The main building will feature a market hall that will house a combination of established local businesses as well as start-ups, and a commercial kitchen. The Oregon Food Bank will help GRDC source produce at low rates “to provide those savings to vendors in our markets, so that they can pass on the savings to our residents,” said Robyn Stowers, project coordinator with the Gresham Redevelopment Commission.
She said the commercial kitchen will allow food vendors, who've prepared food at home, to legalize and grow their businesses. “We’re trying to kill a lot of birds with one stone with the Market Hall: business and economic development, community development and affordable food pricing for food accessibility,” Stowers said. She said the commission was intentional about reaching out to businesses and community members who reflect the rich cultural diversity of Rockwood, where more than 60 languages are spoken.
Rockwood Rising will also include rental apartments priced at Rockwood's current market rate, which falls below the federal affordability benchmark. That would make the apartments affordable.

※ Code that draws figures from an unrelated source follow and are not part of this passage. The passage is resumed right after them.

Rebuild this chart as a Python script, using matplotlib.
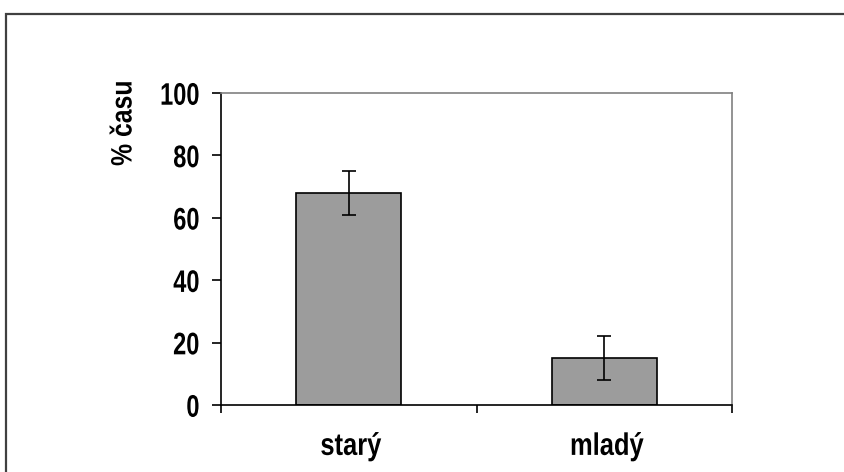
import matplotlib
matplotlib.use("Agg")
import matplotlib.pyplot as plt
from matplotlib.patches import Rectangle
from matplotlib.ticker import FixedLocator
from matplotlib.patheffects import AbstractPathEffect
from matplotlib.transforms import Affine2D

categories = ["starý", "mladý"]
values = [68, 15]
errors = [7, 7]
yticks = [0, 20, 40, 60, 80, 100]


class Stretch(AbstractPathEffect):
    """Stretch glyphs in their own frame about the middle of the cap height."""
    def __init__(self, sy=1.3, sx=1.0, y0=36.0):
        super().__init__()
        self.sy = sy
        self.sx = sx
        self.y0 = y0

    def draw_path(self, renderer, gc, tpath, affine, rgbFace=None):
        t = Affine2D().translate(0, -self.y0).scale(self.sx, self.sy).translate(0, self.y0)
        renderer.draw_path(gc, tpath, t + affine, rgbFace)


plt.rcParams['font.family'] = ['Liberation Sans', 'DejaVu Sans']
plt.rcParams['font.weight'] = 'bold'

fig = plt.figure(figsize=(8.44, 4.72), dpi=100)
fig.patch.set_facecolor('white')
# outer frame
fig.patches.append(Rectangle((6/844, -0.05), 1.2, (472-14)/472 + 0.05, transform=fig.transFigure,
                             fill=False, edgecolor='#404040', linewidth=1.6))

ax = fig.add_axes([221/844, (472-405)/472, 511/844, 312/472])
x = list(range(len(categories)))
ax.bar(x, values, width=0.41, color='#9c9c9c', edgecolor='black', linewidth=1.2, zorder=2)
ax.errorbar(x, values, yerr=errors, fmt='none', ecolor='black', elinewidth=1.2, capsize=4.7,
            capthick=1.2, zorder=3)

ax.set_xlim(-0.5, 1.5)
ax.set_ylim(0, 100)
ax.set_yticks(yticks)
ax.set_yticklabels([str(t) for t in yticks], fontsize=17, fontweight='bold')
ax.set_xticks(x)
ax.set_xticklabels(categories, fontsize=17, fontweight='bold')
ax.xaxis.set_minor_locator(FixedLocator([-0.5, 0.5, 1.5]))
ax.tick_params(axis='x', which='major', length=0, pad=21)
ax.tick_params(axis='x', which='minor', length=6, width=1.2, direction='out')
ax.tick_params(axis='y', length=6.5, width=1.2, direction='out', pad=9)

for lab in ax.get_yticklabels():
    lab.set_path_effects([Stretch(1.32, 1.0)])
for lab in ax.get_xticklabels():
    lab.set_path_effects([Stretch(1.32, 1.08)])

for s in ['left', 'bottom']:
    ax.spines[s].set_color('black')
    ax.spines[s].set_linewidth(1.2)
for s in ['top', 'right']:
    ax.spines[s].set_color('#808080')
    ax.spines[s].set_linewidth(1.2)

ax.set_ylabel("% času", fontsize=17, fontweight='bold')
ax.yaxis.label.set_path_effects([Stretch(1.25, 1.05)])
ax.yaxis.label.set_verticalalignment('center')
ax.yaxis.set_label_coords(-0.192, 0.897)

fig.savefig("out.png", dpi=100)
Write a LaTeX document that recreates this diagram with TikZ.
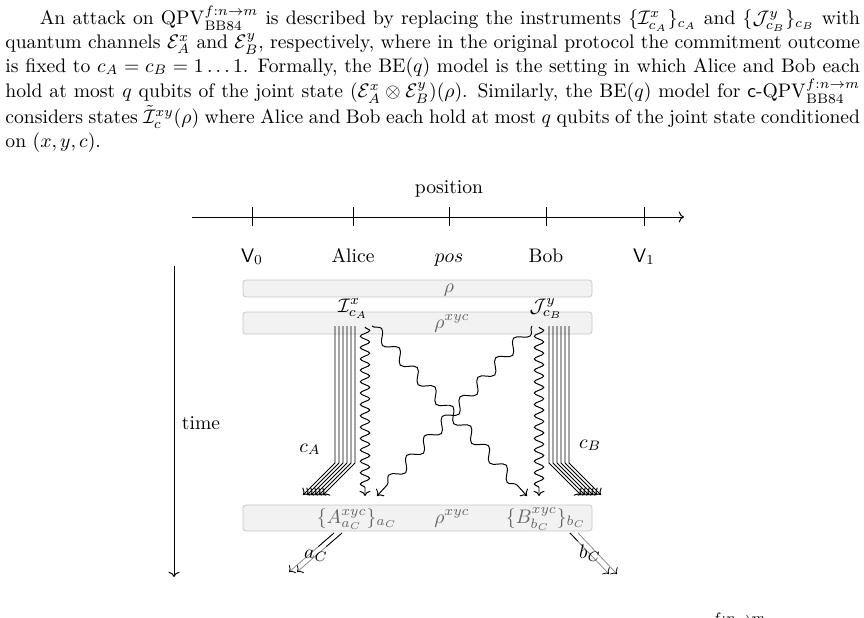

But 20 percent of those units will be restricted for families earning 80 percent of mean family income.
Why it matters: Rockwood is one of the youngest, most diverse and most impoverished neighborhoods in the state. “This project is 100 percent about people,” Stowers said, underscoring that development without displacing people is at the heart of the project. “Our project will create pathways out of poverty.”
Stowers acknowledges recent pushback the project is getting from grassroots neighborhood groups concerned that the project will help gentrify the area and price people out. But, she said, the project will connect people and families with resources and opportunities that don’t exist in Rockwood today when it’s completed in two years.
“Everyone deserves opportunities and everyone deserves to live in a beautiful, healthy community,” she said. “The cycle of discrimination, displacement and racism has to stop. It won’t stop if we’re not intentional about how we develop neighborhoods.”
What’s next: The project will break ground later this year and open in 2019.